The purpose of this paper is to identify what job‐related, individual, and profession‐related variables cause the intention to quit teaching among the early career teachers…
Abstract
Purpose
The purpose of this paper is to identify what job‐related, individual, and profession‐related variables cause the intention to quit teaching among the early career teachers, especially teachers of Ethiopia.
Design/methodology/approach
Quit intentions were measured adapting the scale developed by Mueller and Lawler, and 11 profession‐related and person‐related job variables were measured by author‐developed and literature‐derived scale items on a five‐point Likert scale, along with five status variables. Data were analyzed from a sample of 308 early career teachers belonging to secondary and preparatory schools of Addis Ababa, Ethiopia.
Findings
An alarming 53 per cent sample expressed high quit intention whereas only 13 per cent teachers showed low quit intentions. Choice satisfaction (accounting 44 per cent variance), availability of other job opportunities (23 per cent variance), perceived status (15 per cent variance), and self‐accountability (13 per cent variance) emerged as predictor variables. None of the five status variables emerged as significant predictors. Commitment to teaching profession was not a significant predictor, suggesting the two concepts independent of each other.

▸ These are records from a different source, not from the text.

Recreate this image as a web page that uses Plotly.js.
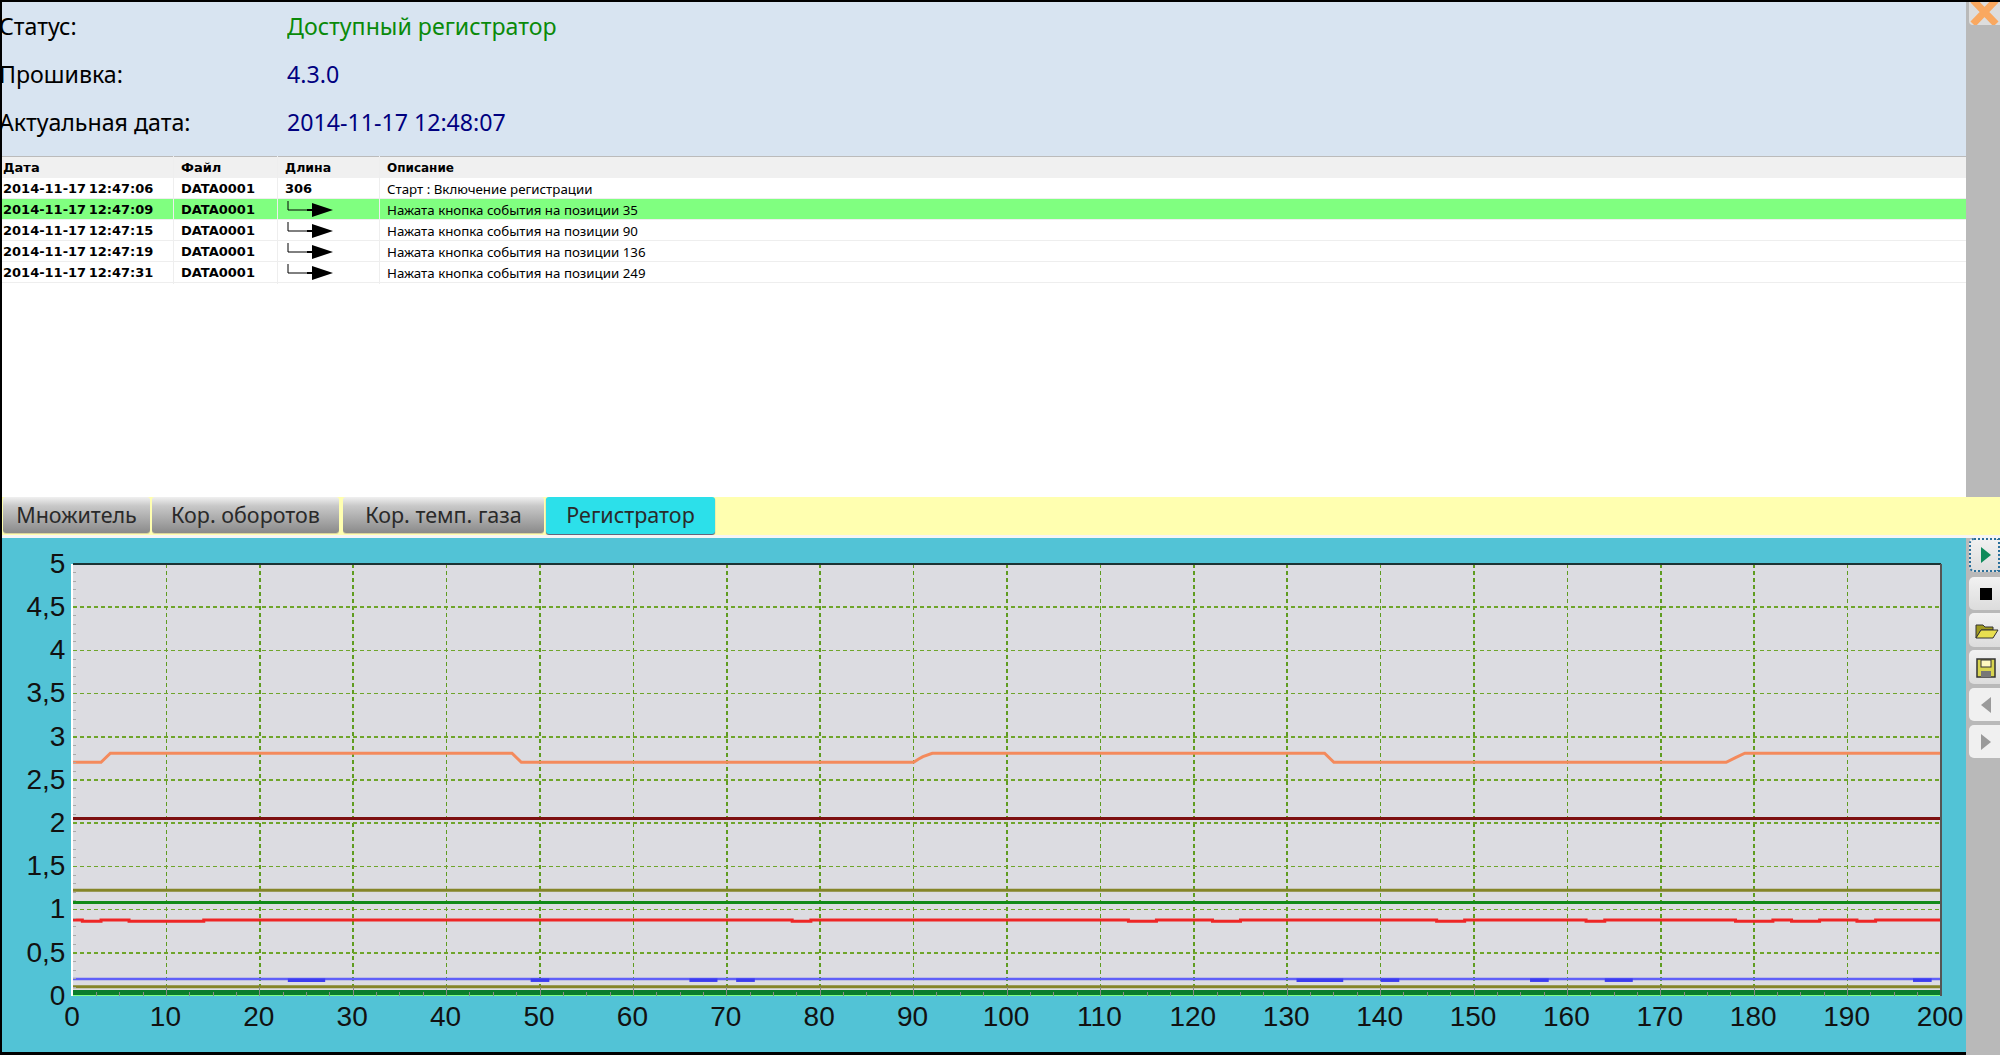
<!DOCTYPE html>
<html><head><meta charset="utf-8">
<script src="https://cdn.plot.ly/plotly-3.0.1.min.js"></script>
<style>
html,body{margin:0;padding:0;width:2000px;height:1055px;overflow:hidden;background:#000;font-family:"Noto Sans",sans-serif}
.a{position:absolute;white-space:nowrap}
.lab,.val{font-size:24px;transform:scaleX(.965);transform-origin:left center}
.lab{color:#000;left:-1px}
.val{left:287px}
.cell{font-family:"Noto Sans",sans-serif;font-size:13.3px;color:#000;height:21px;line-height:22px}
.b{font-family:"DejaVu Sans",sans-serif;font-size:13px;font-weight:700}
.tab{top:497px;height:36px;line-height:35px;text-align:center;font-size:21.5px;color:#2a2a2a;background:linear-gradient(#f0f0f0,#c8c8c8 25%,#8a8a8a);border-radius:3px;box-shadow:0 1px 0 #d9d3a0}
.btn{left:1969px;width:31px;background:linear-gradient(#f2f2f2,#dcdcdc);border-radius:5px 0 0 5px}
.btn svg{position:absolute;left:0;top:0}
</style></head><body>
<div class="a" style="left:2px;top:2px;width:1964px;height:154px;background:#d8e4f1"></div>
<div class="a lab" style="top:9px">Статус:</div>
<div class="a val" style="top:9px;color:#0a8a0a">Доступный регистратор</div>
<div class="a lab" style="top:57px">Прошивка:</div>
<div class="a val" style="top:57px;color:#000080">4.3.0</div>
<div class="a lab" style="top:105px">Актуальная дата:</div>
<div class="a val" style="top:105px;color:#000080">2014-11-17 12:48:07</div>
<div class="a" style="left:2px;top:156px;width:1964px;height:341px;background:#fff"></div>
<div class="a" style="left:2px;top:156px;width:1964px;height:22px;background:#f0f0f0;border-top:1px solid #bbb;box-sizing:border-box"></div>
<div id="rows"></div>
<div class="a" style="left:2px;top:497px;width:1998px;height:38px;background:#ffffb0"></div>
<div class="a tab" style="left:3px;width:147px">Множитель</div>
<div class="a tab" style="left:152px;width:187px">Кор. оборотов</div>
<div class="a tab" style="left:343px;width:201px">Кор. темп. газа</div>
<div class="a tab" style="left:546px;width:169px;background:#2ce0ea;height:37px;box-shadow:0 1px 1px #557">Регистратор</div>
<div class="a" style="left:2px;top:535px;width:1998px;height:3px;background:#f5f5f5"></div>
<div class="a" style="left:1966px;top:2px;width:34px;height:495px;background:#b9b9b9"></div>
<div class="a" style="left:1966px;top:538px;width:34px;height:517px;background:#b9b9b9"></div>
<div class="a" style="left:1969px;top:2px;width:31px;height:23px;background:#ddd;overflow:hidden;border-radius:0 0 0 4px"><svg width="31" height="23"><path d="M4 -2 L27 22 M27 -2 L4 22" stroke="#f9a860" stroke-width="7"/></svg></div>
<div id="chart" class="a" style="left:2px;top:538px;width:1964px;height:514px"></div>
<div class="a btn" style="top:538px;height:34px;outline:2px dotted #2a6f9a;outline-offset:-2px"><svg width="31" height="34"><path d="M12 9 L22 17 L12 25Z" fill="#0f8a5a"/></svg></div>
<div class="a btn" style="top:577px;height:33px"><svg width="31" height="33"><rect x="11" y="11" width="12" height="12" fill="#000"/></svg></div>
<div class="a btn" style="top:613px;height:34px"><svg width="31" height="34"><path d="M7 25 L7 12 L14 12 L16 14 L24 14 L24 17 L12 17Z" fill="#a09a20" stroke="#333"/><path d="M7 25 L12 17 L29 17 L24 25Z" fill="#e8df50" stroke="#333"/></svg></div>
<div class="a btn" style="top:650px;height:34px"><svg width="31" height="34"><rect x="8" y="9" width="18" height="18" fill="#d8d450" stroke="#333" stroke-width="1.5"/><rect x="12" y="10" width="10" height="7" fill="#fff8c0" stroke="#333"/><rect x="12" y="21" width="10" height="6" fill="#777"/></svg></div>
<div class="a btn" style="top:688px;height:33px;background:#f0f0f0"><svg width="31" height="33"><path d="M22 9 L12 17 L22 25Z" fill="#9a9a9a"/></svg></div>
<div class="a btn" style="top:725px;height:33px;background:#f0f0f0"><svg width="31" height="33"><path d="M12 9 L22 17 L12 25Z" fill="#9a9a9a"/></svg></div>
<div class="a" style="left:0;top:0;width:2px;height:1055px;background:#000"></div>
<script>
// ---- table ----
const tableDates = ["2014-11-17 12:47:06","2014-11-17 12:47:09","2014-11-17 12:47:15","2014-11-17 12:47:19","2014-11-17 12:47:31"];
const tableFiles = ["DATA0001","DATA0001","DATA0001","DATA0001","DATA0001"];
const tableLens  = ["306","","","",""];
const tableDescs = ["Старт : Включение регистрации","Нажата кнопка события на позиции 35","Нажата кнопка события на позиции 90","Нажата кнопка события на позиции 136","Нажата кнопка события на позиции 249"];
const tableHead  = ["Дата","Файл","Длина","Описание"];

// ---- chart ----
const orangeX = [0,3,4,47,48,90,90.5,91,92,134,135,177,178,179,200];
const orangeY = [2.705,2.705,2.81,2.81,2.705,2.705,2.74,2.77,2.81,2.81,2.705,2.705,2.76,2.81,2.81];
const darkRedX = [0,200];
const darkRedY = [2.055,2.055];
const oliveHiX = [0,200];
const oliveHiY = [1.225,1.225];
const greenX = [0,200];
const greenY = [1.083,1.083];
const redX = [0,1,1,3,3,6,6,14,14,77,77,79,79,113,113,116,116,122,122,125,125,146,146,149,149,162,162,164,164,178,178,182,182,184,184,187,187,191,191,193,193,200];
const redY = [.88,.88,.865,.865,.88,.88,.865,.865,.88,.88,.865,.865,.88,.88,.865,.865,.88,.88,.865,.865,.88,.88,.865,.865,.88,.88,.865,.865,.88,.88,.865,.865,.88,.88,.865,.865,.88,.88,.865,.865,.88,.88];
const blueX = [0,200];
const blueY = [.197,.197];
const blueLowX = [23,27,null,49,51,null,66,69,null,71,73,null,131,136,null,140,142,null,156,158,null,164,167,null,197,199];
const blueLowY = [.183,.183,null,.183,.183,null,.183,.183,null,.183,.183,null,.183,.183,null,.183,.183,null,.183,.183,null,.183,.183,null,.183,.183];
const oliveLoX = [0,200];
const oliveLoY = [.108,.108];
const darkGreenX = [0,200];
const darkGreenY = [.04,.04];
const lightGreenX = [0,200];
const lightGreenY = [.005,.005];
const xMax = 200, yMax = 5;

let h = "";
const cols=[3,181,285,387];
const headSizes=[13,13,12.5,12];
tableHead.forEach((t,i)=>{h+=`<div class="a cell b" style="top:157px;left:${cols[i]}px;font-size:${headSizes[i]}px">${t}</div>`});
const arrow=`<svg width="48" height="21"><path d="M1 2 V11 H20" fill="none" stroke="#000"/><path d="M20 11 H28" stroke="#000" stroke-width="2"/><path d="M25 4 L46 11 L25 18Z" fill="#000"/></svg>`;
tableDates.forEach((d,i)=>{
  const top=178+i*21;
  if(i==1)h+=`<div class="a" style="left:2px;top:${top}px;width:1964px;height:21px;background:#80ff80"></div>`;
  h+=`<div class="a" style="left:2px;top:${top+20}px;width:1964px;height:1px;background:#eee"></div>`;
  h+=`<div class="a cell b" style="top:${top}px;left:3px;word-spacing:-2px">${d}</div>`;
  h+=`<div class="a cell b" style="top:${top}px;left:181px">${tableFiles[i]}</div>`;
  h+= tableLens[i]?`<div class="a cell b" style="top:${top}px;left:285px">${tableLens[i]}</div>`:`<div class="a" style="top:${top}px;left:287px;height:21px">${arrow}</div>`;
  h+=`<div class="a cell" style="top:${top}px;left:387px">${tableDescs[i]}</div>`;
});
cols.slice(1).forEach(c=>{h+=`<div class="a" style="left:${c-8}px;top:156px;width:1px;height:128px;background:#eee"></div>`});
document.getElementById("rows").innerHTML=h;

const line=(x,y,color,width)=>({x,y,type:"scatter",mode:"lines",line:{color,width},hoverinfo:"skip",showlegend:false,connectgaps:false});
const lightTrace=line(lightGreenX,lightGreenY,"#80ff80",3.5);
lightTrace.cliponaxis=false;
const traces=[
  lightTrace,
  line(darkGreenX,darkGreenY,"#0a7d2c",5),
  line(oliveLoX,oliveLoY,"#858528",3),
  line(blueX,blueY,"#6060f8",2.5),
  line(blueLowX,blueLowY,"#3c3cf0",3.5),
  line(redX,redY,"#ee2626",3),
  line(greenX,greenY,"#118a18",3),
  line(oliveHiX,oliveHiY,"#858528",3),
  line(darkRedX,darkRedY,"#7d1010",3),
  line(orangeX,orangeY,"#f48a5c",3)
];
const layout={
  width:1964,height:514,
  margin:{l:71,r:25,t:26,b:56,pad:0},
  paper_bgcolor:"#52c3d6",plot_bgcolor:"#dcdce1",
  separators:", ",showlegend:false,
  font:{family:'"Liberation Sans",sans-serif',size:28,color:"#111"},
  xaxis:{range:[0,xMax],dtick:10,tick0:0,fixedrange:true,zeroline:false,
    showgrid:true,gridcolor:"#5f9c20",griddash:"4px,3px",gridwidth:1.5,
    ticks:"inside",ticklen:9,tickcolor:"#888",tickwidth:1,
    ticklabelstandoff:1,ticklabelshift:-1,
    minor:{dtick:2.5,ticks:"inside",ticklen:4,tickcolor:"#888",showgrid:false},
    showline:false,tickfont:{size:28,color:"#111"}},
  yaxis:{range:[0,yMax],dtick:.5,tick0:0,fixedrange:true,zeroline:false,
    showgrid:true,gridcolor:"#6fa52a",griddash:"4px,3px",gridwidth:1.5,
    ticks:"inside",ticklen:0,ticklabelshift:-1,
    minor:{dtick:.1,ticks:"inside",ticklen:3,tickcolor:"#aaa",showgrid:false},
    showline:true,linecolor:"#ffffff",linewidth:2,tickfont:{size:28,color:"#111"},tickformat:".1~f"},
  shapes:[
    {type:"line",xref:"paper",yref:"paper",x0:0,x1:1,y0:1,y1:1,line:{color:"#1c3434",width:2},layer:"above"},
    {type:"line",xref:"paper",yref:"paper",x0:1,x1:1,y0:0,y1:1,line:{color:"#555",width:2},layer:"above"}
  ]
};
Plotly.newPlot("chart",traces,layout,{staticPlot:true,displayModeBar:false});
</script>
</body></html>
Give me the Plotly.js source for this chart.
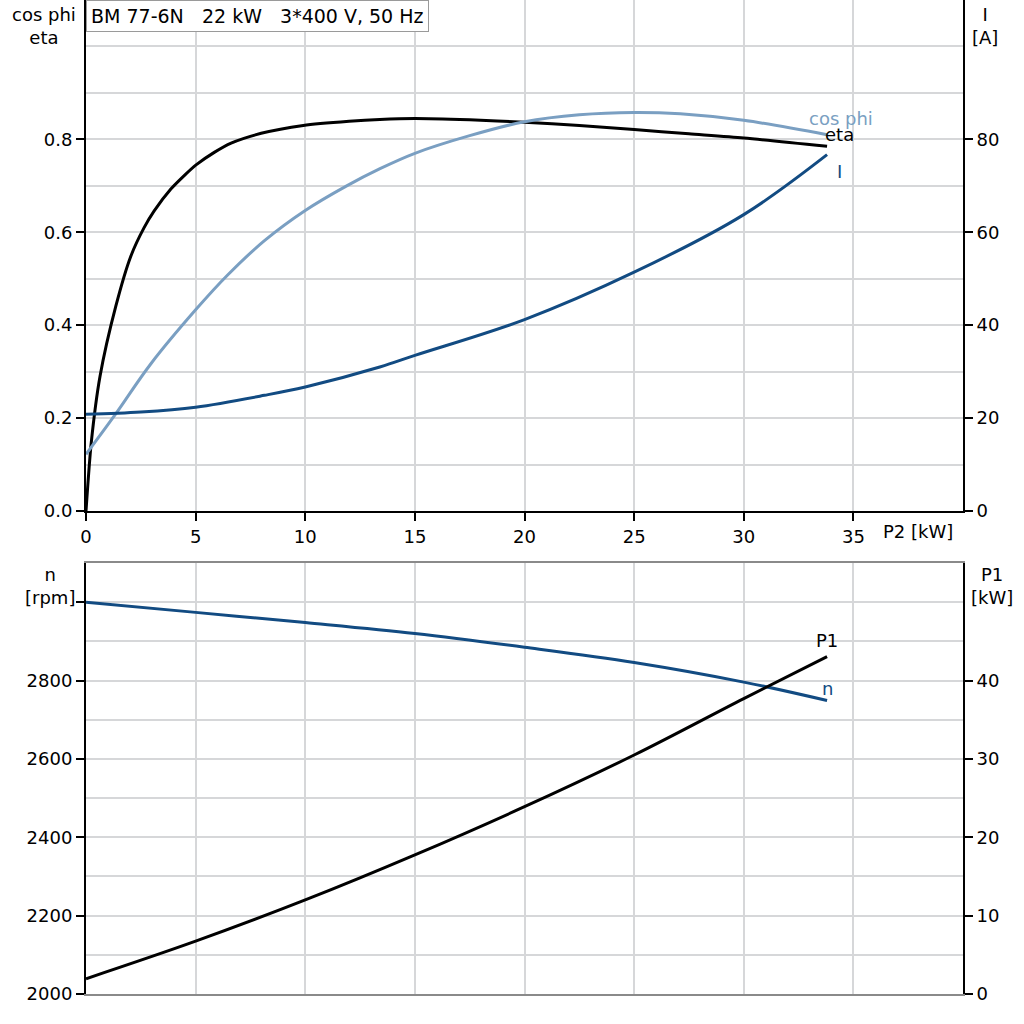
<!DOCTYPE html>
<html><head><meta charset="utf-8">
<script src="https://cdn.plot.ly/plotly-3.0.1.min.js"></script>
<style>html,body{margin:0;padding:0;background:#fff}#chart{width:1024px;height:1024px}</style>
</head><body><div id="chart"></div>
<script>
// ---- data ----
const titleText = "BM 77-6N&nbsp;&nbsp; 22 kW&nbsp;&nbsp; 3*400 V, 50 Hz";
const etaP2 = [0, 0.24, 0.64, 1.36, 2.04, 2.65, 3.11, 3.87, 4.48, 5.02, 5.85, 6.62, 7.99, 9.91, 12, 13.4, 15, 17.5, 20, 22.5, 25, 27.5, 30, 33.8];
const etaVal = [0, 0.147, 0.290, 0.441, 0.548, 0.610, 0.646, 0.693, 0.722, 0.745, 0.772, 0.792, 0.813, 0.830, 0.839, 0.843, 0.845, 0.842, 0.837, 0.830, 0.821, 0.812, 0.803, 0.785];
const cosP2 = [0, 1.28, 2.96, 5.0, 6.46, 8.14, 10, 11.89, 13.41, 15, 17.5, 20, 22.5, 25, 27.1, 30, 33.8];
const cosVal = [0.122, 0.204, 0.317, 0.433, 0.508, 0.582, 0.647, 0.700, 0.737, 0.770, 0.808, 0.838, 0.853, 0.858, 0.855, 0.841, 0.810];
const iP2 = [0, 2.5, 5, 8.14, 10, 13.4, 15, 20, 25, 30, 33.8];
const iVal = [20.8, 21.3, 22.35, 24.9, 26.7, 31.0, 33.5, 41.2, 51.4, 63.8, 76.7];
const lowP2 = [0, 5, 10, 15, 20, 25, 30, 33.8];
const nVal = [3000, 2974, 2948, 2920, 2885, 2846, 2796, 2749];
const p1Val = [1.95, 6.74, 12.0, 17.75, 23.9, 30.5, 37.7, 43.05];
const xTicks = [0, 5, 10, 15, 20, 25, 30, 35];
const effTicks = [0, 0.2, 0.4, 0.6, 0.8];
const iTicks = [0, 20, 40, 60, 80];
const nTicks = [2000, 2200, 2400, 2600, 2800, 3000];
const nTickText = ["2000", "2200", "2400", "2600", "2800", ""];
const p1Ticks = [0, 10, 20, 30, 40];

// ---- styles ----
const FONT = "DejaVu Sans, Verdana, sans-serif";
const BLACK = "#000000", LIGHT = "#7a9fc2", DARK = "#124b82", GRID = "#d6d7d9";
const last = a => a[a.length - 1];
const FS = 18;
const GW = 2;

const traces = [
  {x: etaP2, y: etaVal, xaxis: "x", yaxis: "y", mode: "lines", line: {color: BLACK, width: 3, shape: "spline", smoothing: 0.7}},
  {x: cosP2, y: cosVal, xaxis: "x", yaxis: "y", mode: "lines", line: {color: LIGHT, width: 3, shape: "spline", smoothing: 1}},
  {x: iP2, y: iVal, xaxis: "x", yaxis: "y2", mode: "lines", line: {color: DARK, width: 3, shape: "spline", smoothing: 1}},
  {x: lowP2, y: nVal, xaxis: "x2", yaxis: "y3", mode: "lines", line: {color: DARK, width: 3, shape: "spline", smoothing: 1}},
  {x: lowP2, y: p1Val, xaxis: "x2", yaxis: "y4", mode: "lines", line: {color: BLACK, width: 3, shape: "spline", smoothing: 1}}
];

const dom = [86/1024, 963/1024];
const topDom = [1 - 511/1024, 1];
const botDom = [1 - 994/1024, 1 - 563/1024];
const tf = {family: FONT, size: FS, color: "#000"};

const layout = {
  width: 1024, height: 1024,
  margin: {l: 0, r: 0, t: 0, b: 0},
  paper_bgcolor: "#fff", plot_bgcolor: "#fff",
  showlegend: false,
  font: tf,
  xaxis: {domain: dom, anchor: "y", range: [0, 40], tickmode: "array", tickvals: xTicks,
    showgrid: true, gridcolor: GRID, gridwidth: GW, zeroline: false,
    showline: true, linecolor: BLACK, linewidth: 2, mirror: true,
    ticks: "outside", ticklen: 8, tickwidth: 2, tickcolor: BLACK, tickfont: tf},
  yaxis: {domain: topDom, anchor: "x", range: [0, 1.1], tickmode: "array", tickvals: effTicks,
    tickformat: ".1f", showgrid: true, gridcolor: GRID, gridwidth: GW, zeroline: false,
    minor: {dtick: 0.1, tick0: 0, showgrid: true, gridcolor: GRID, gridwidth: GW, ticks: ""},
    showline: true, linecolor: BLACK, linewidth: 2,
    ticks: "outside", ticklen: 8, tickwidth: 2, tickcolor: BLACK, tickfont: tf},
  yaxis2: {overlaying: "y", side: "right", anchor: "x", range: [0, 110], tickmode: "array", tickvals: iTicks,
    showgrid: false, zeroline: false, showline: true, linecolor: BLACK, linewidth: 2,
    ticks: "outside", ticklen: 8, tickwidth: 2, tickcolor: BLACK, tickfont: tf},
  xaxis2: {domain: dom, anchor: "y3", range: [0, 40], tickmode: "array", tickvals: xTicks,
    showticklabels: false, ticks: "",
    showgrid: true, gridcolor: GRID, gridwidth: GW, zeroline: false,
    showline: true, linecolor: "#8a8a8a", linewidth: 2, mirror: true},
  yaxis3: {domain: botDom, anchor: "x2", range: [2000, 3100], tickmode: "array", tickvals: nTicks, ticktext: nTickText,
    showgrid: true, gridcolor: GRID, gridwidth: GW, zeroline: false,
    minor: {dtick: 100, tick0: 2000, showgrid: true, gridcolor: GRID, gridwidth: GW, ticks: ""},
    showline: true, linecolor: BLACK, linewidth: 2,
    ticks: "outside", ticklen: 8, tickwidth: 2, tickcolor: BLACK, tickfont: tf},
  yaxis4: {overlaying: "y3", side: "right", anchor: "x2", range: [0, 55], tickmode: "array", tickvals: p1Ticks,
    showgrid: false, zeroline: false, showline: true, linecolor: BLACK, linewidth: 2,
    ticks: "outside", ticklen: 8, tickwidth: 2, tickcolor: BLACK, tickfont: tf},
  annotations: [
    {xref: "paper", yref: "paper", x: 86/1024, y: 1, xanchor: "left", yanchor: "top",
     text: titleText, showarrow: false, font: {family: FONT, size: 19, color: "#000"},
     bgcolor: "#fff", bordercolor: "#9a9a9a", borderwidth: 1, borderpad: 4},
    {xref: "paper", yref: "paper", x: 44/1024, y: 1 - 2/1024, xanchor: "center", yanchor: "top",
     text: "cos phi<br>eta", showarrow: false, font: tf},
    {xref: "paper", yref: "paper", x: 985/1024, y: 1 - 2/1024, xanchor: "center", yanchor: "top",
     text: "I<br>[A]", showarrow: false, font: tf},
    {xref: "paper", yref: "paper", x: 918/1024, y: 1 - 531/1024, xanchor: "center", yanchor: "middle",
     text: "P2 [kW]", showarrow: false, font: tf},
    {xref: "paper", yref: "paper", x: 50/1024, y: 1 - 562/1024, xanchor: "center", yanchor: "top",
     text: "n<br>[rpm]", showarrow: false, font: tf},
    {xref: "paper", yref: "paper", x: 992/1024, y: 1 - 562/1024, xanchor: "center", yanchor: "top",
     text: "P1<br>[kW]", showarrow: false, font: tf},
    {xref: "x", yref: "y", x: last(cosP2), y: last(cosVal), xshift: 14, yshift: 16, showarrow: false,
     text: "cos phi", font: {family: FONT, size: FS, color: LIGHT}},
    {xref: "x", yref: "y", x: last(etaP2), y: last(etaVal), xshift: 12, yshift: 12, showarrow: false,
     text: "eta", font: {family: FONT, size: FS, color: BLACK}},
    {xref: "x", yref: "y2", x: last(iP2), y: last(iVal), xshift: 12, yshift: -17, showarrow: false,
     text: "I", font: {family: FONT, size: FS, color: DARK}},
    {xref: "x2", yref: "y4", x: last(lowP2), y: last(p1Val), xshift: 0, yshift: 16, showarrow: false,
     text: "P1", font: {family: FONT, size: FS, color: BLACK}},
    {xref: "x2", yref: "y3", x: last(lowP2), y: last(nVal), xshift: 0, yshift: 12, showarrow: false,
     text: "n", font: {family: FONT, size: FS, color: DARK}}
  ]
};

Plotly.newPlot("chart", traces, layout, {staticPlot: true, displayModeBar: false});
</script></body></html>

Research limitations/implications
Providing freedom of choice at entry level to teaching profession coupled with enhancing rigour in pre‐service education was suggested as major steps required for decreasing high‐level quit intentions.
Practical implications
Education policy needs to be such that for preparation of teachers of secondary and preparatory level, pre‐service teacher education students should have attained maturity of adulthood with a minimum academic attainment of a post‐undergraduate level or a post‐graduate level. This is to enable early career teachers to handle adolescence‐level school students by being equipped with better skills learned during pre‐service teacher education.
Originality/value
The results are pertinent not only to Ethiopia but also to any less developed or a developing country, where “catch them early” policy is followed for pre‐service education and where less rigorous pre‐service education exists.